Mario Testino shot Keira Knightley for the December cover of Allure, which depicts her with her jacket open to reveal her breasts, one of which is definitely missing a nipple (the left one is spared this indignity, as it's obscured by her hand). Ironically, the corresponding interview includes this quote about Photoshopping:
They always pencil in my boobs. I was only angry when they were really droopy. For King Arthur, for a poster, they gave me these really strange droopy tits ... I thought, well if you’re going to make me fantasy breasts, at least make perky breasts.
Nothing about erased nipples, but pick your battles, no? She also has this to say about feminism, which is interesting:
I am a feminist, but I clearly objectify myself – so that right there is a total contradiction to feminist principles.
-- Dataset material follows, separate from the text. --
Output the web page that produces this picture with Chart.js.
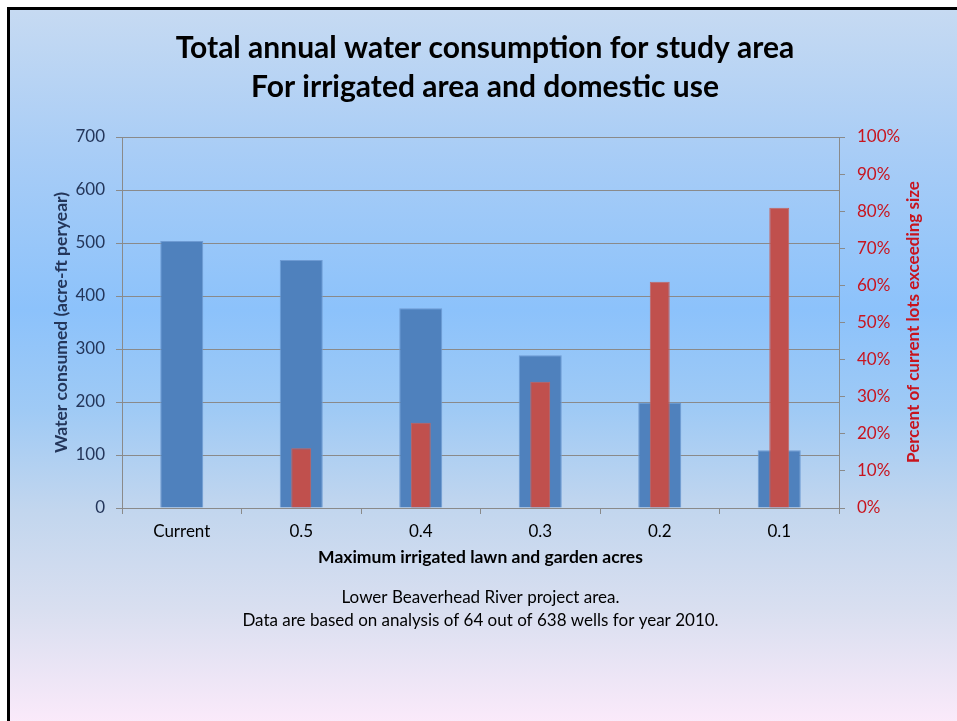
<!DOCTYPE html>
<html>
<head>
<meta charset="utf-8">
<script src="https://cdn.jsdelivr.net/npm/chart.js@4.4.1/dist/chart.umd.min.js"></script>
<style>
  html, body { margin: 0; padding: 0; background: #ffffff; overflow: hidden; }
  #frame {
    position: absolute; left: 7px; top: 7px; width: 950px; height: 714px;
    box-sizing: border-box;
    border-left: 3px solid #000; border-top: 3px solid #000;
    background: linear-gradient(to bottom,
      #c6daf2 0px, #a9cdf6 140px, #8cc2fb 300px, #9fcaf5 400px,
      #c2d6ee 500px, #d9dff0 600px, #fbeafa 714px);
  }
  #wrap { position: absolute; left: 0; top: 0; width: 957px; height: 721px; }
</style>
</head>
<body>
<div id="frame"></div>
<div id="wrap"><canvas id="chart" width="957" height="721"></canvas></div>
<script>
// Irrigated acreage limits and resulting water use / share of lots affected
const categories = ['Current', '0.5', '0.4', '0.3', '0.2', '0.1'];
const waterConsumed = [504, 468, 377, 288, 199, 109];      // acre-ft per year
const lotsExceeding = [null, 16.1, 23.0, 34.0, 61.0, 80.9]; // percent of current lots
const leftTicks = [0, 100, 200, 300, 400, 500, 600, 700];
const rightTicks = [0, 10, 20, 30, 40, 50, 60, 70, 80, 90, 100];

const titleLines = ['Total annual water consumption for study area', 'For irrigated area and domestic use'];
const captionLines = ['Lower Beaverhead River project area.',
  'Data are based on analysis of 64 out of 638 wells for year 2010.'];
const rightTitle = 'Percent of current lots exceeding size';

const FONT = 'Lato, "Open Sans", sans-serif';
const GRID = '#8a8a8a';
const LEFT_COLOR = '#24365a';
const RIGHT_COLOR = '#c8141e';

const decorations = {
  id: 'decorations',
  afterDraw(chart) {
    const ctx = chart.ctx;
    const area = chart.chartArea;
    const cx = (area.left + area.right) / 2;
    ctx.save();
    ctx.fillStyle = '#000';
    ctx.textAlign = 'center';
    ctx.textBaseline = 'alphabetic';
    ctx.font = 'bold 30px ' + FONT;
    ctx.fillText(titleLines[0], 485, 58);
    ctx.fillText(titleLines[1], 485, 97);

    ctx.font = '17px ' + FONT;
    ctx.textBaseline = 'middle';
    ctx.fillText(captionLines[0], cx, 598);
    ctx.fillText(captionLines[1], cx, 621);

    ctx.translate(914, 322);
    ctx.rotate(-Math.PI / 2);
    ctx.font = 'bold 17px ' + FONT;
    ctx.fillStyle = RIGHT_COLOR;
    ctx.fillText(rightTitle, 0, 0);
    ctx.restore();
  }
};

new Chart(document.getElementById('chart'), {
  type: 'bar',
  data: {
    labels: categories,
    datasets: [
      {
        label: 'Percent of current lots exceeding size',
        data: lotsExceeding,
        yAxisID: 'y1',
        backgroundColor: '#c0504d',
        borderColor: '#c46662',
        borderWidth: 1,
        grouped: false,
        barPercentage: 0.167,
        categoryPercentage: 1,
        order: 1
      },
      {
        label: 'Water consumed (acre-ft peryear)',
        data: waterConsumed,
        yAxisID: 'y',
        backgroundColor: '#4f81bd',
        borderColor: '#6e9bd3',
        borderWidth: 1,
        grouped: false,
        barPercentage: 0.36,
        categoryPercentage: 1,
        order: 2
      }
    ]
  },
  options: {
    responsive: false,
    animation: false,
    layout: { padding: { left: 30, right: 10, top: 137, bottom: 151 } },
    plugins: {
      legend: { display: false },
      title: { display: false },
      tooltip: { enabled: false }
    },
    scales: {
      x: {
        position: 'bottom',
        grid: { offset: true, drawOnChartArea: false, color: GRID, tickLength: 6, tickColor: GRID },
        border: { color: GRID },
        ticks: { color: '#000', font: { family: FONT, size: 17 }, padding: 7 },
        title: {
          display: true, text: 'Maximum irrigated lawn and garden acres',
          color: '#000', font: { family: FONT, size: 17.5, weight: 'bold' }, padding: { bottom: 2 }
        },
        afterFit(scale) { scale.height = 62; }
      },
      y: {
        position: 'left',
        min: 0, max: 700,
        afterBuildTicks(scale) { scale.ticks = leftTicks.map(v => ({ value: v })); },
        grid: { color: GRID, tickLength: 6, tickColor: GRID },
        border: { color: GRID },
        ticks: { color: LEFT_COLOR, font: { family: FONT, size: 17 }, padding: 11 },
        title: {
          display: true, text: 'Water consumed (acre-ft peryear)',
          color: LEFT_COLOR, font: { family: FONT, size: 17.5, weight: 'bold' }, padding: { top: 21 }
        },
        afterFit(scale) { scale.width = 92; }
      },
      y1: {
        position: 'right',
        min: 0, max: 100,
        afterBuildTicks(scale) { scale.ticks = rightTicks.map(v => ({ value: v })); },
        grid: { drawOnChartArea: false, color: GRID, tickLength: 6, tickColor: GRID },
        border: { color: GRID },
        ticks: { color: RIGHT_COLOR, font: { family: FONT, size: 17 }, padding: 12,
                 callback: v => v + '%' },
        afterFit(scale) { scale.width = 108; }
      }
    }
  },
  plugins: [decorations]
});
</script>
</body>
</html>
At least she has the balls to admit this. In a nutshell, she sums up one of the biggest catch-22s with modern-day gender politics — that women sometimes enjoy being objectified, and can even feel empowered by it. It's common knowledge that looking great, and getting approval for doing so, feels good; plenty of men feel the same way, and are increasingly feeling pressure to emulate physical ideals in pop culture. Maybe the most realistic way to address female objectification is to apply the same standards to men and make it gender-neutral. Next up: airbrushing away man-nips, perhaps? Or maybe they'll start with eliminating male armpit fur.